For MacQueen, however, hutting is not just a way for him to escape into solitude. For his family, his father’s hut has become a base for their entire clan, and has brought them closer than ever before.

He said: “It’s not like a timeshare, or anything. I have three brothers who have partners and children, and my cousins use it too. We come together here, and it allows our paths to cross more often.

“Everybody is busy with jobs and families and going off on their different shoots and ways. The hut is like a central place for us all. It’s no one’s house, but is everybody’s place.”


‘It’s basic, but perfect. The enjoyment is in having a simpler life, being close to nature’

“My hut is my sanctuary,” says Sarah McLeod, community liaison at Carbeth Hutters.

“It’s a much simpler way of living, and more in touch with nature. I love bringing my granddaughters up here because there is no television or screens.”
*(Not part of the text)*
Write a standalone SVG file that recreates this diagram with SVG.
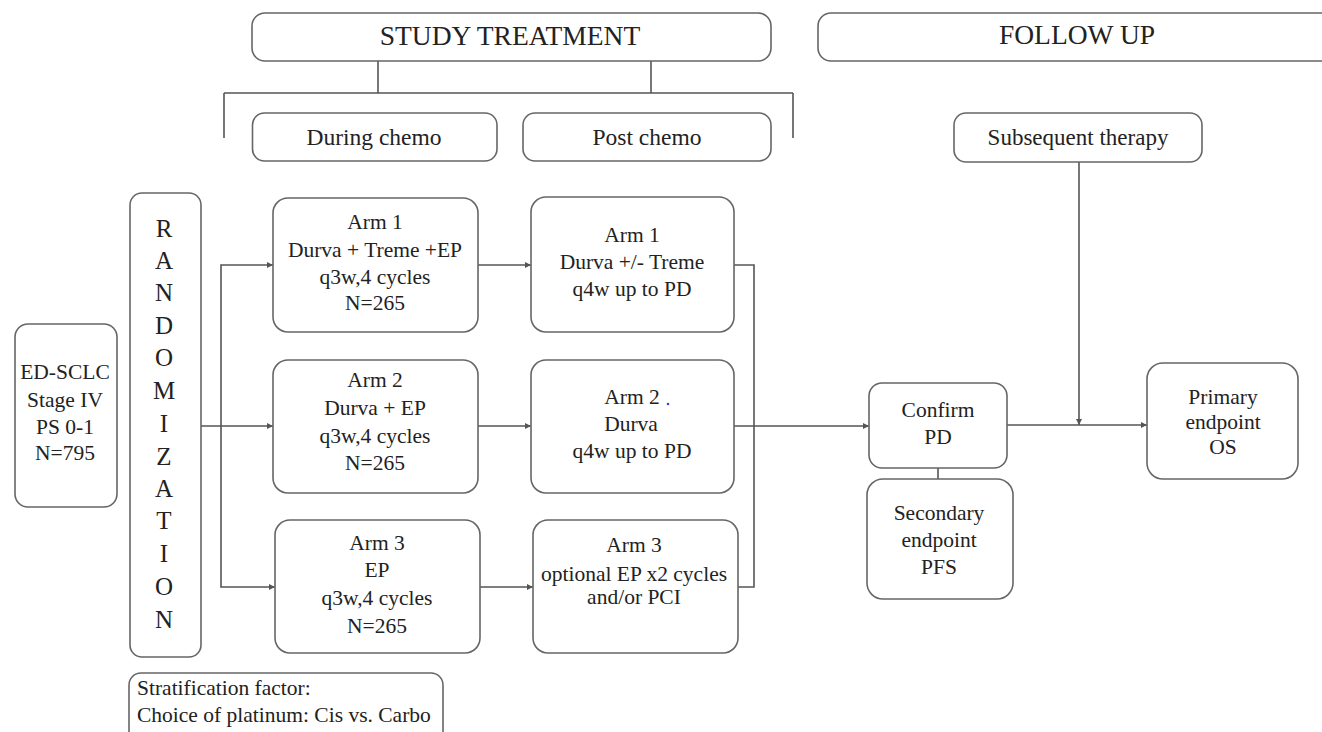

McLeod bought her hut in 2017, when the previous owner advertised it for sale on Facebook. “That’s not the traditional way to go about hutting! But I have enjoyed it ever since and during lockdown it was really quite a wonderful thing.”

McLeod’s hut is around 15 years old and is fully insulated with a wood burner installed so it can be used both in summer and winter. It is a simple one-room hut but it is perfect for the art teacher. “My hut is quite basic, but it suits me fine because part of the enjoyment of hutting for me is having a much simpler life,” she said.

“Every hut is different, and you can see their owner’s fingerprints all over it. It is something I never tire of looking at.”

McLeod, 53, is interested in off-grid community living, leading and assisting on projects around Carbeth to make it even more environmentally friendly.

She said: “We’ve put in three community orchids, and as the John Muir Way and West Highland Way both cross through Carbeth, we are looking to add beelines to help support bee pollination. We are replanting native Scottish trees in Carbeth, and trying to rewild the surrounding area.

“With the price of fuel, food and oil going up, it is really important that we look at other ways of living. I’d love it if Carbeth could be a flagship for off-grid living, like the Centre For Alternative Technology in Wales.”

While McLeod spends most her time at the hut alone or with her partner, hosting her grandchildren has been a particularly lovely experience.

She said: “A grandmother taking her grandweans up there, it’s special. I’ve planted trees with them, and I really like to think of them coming along with their own grandchildren sometime in the future, and showing them where they planted trees with grandma, and even taking an apple or pear from them to eat. I love to imagine that.”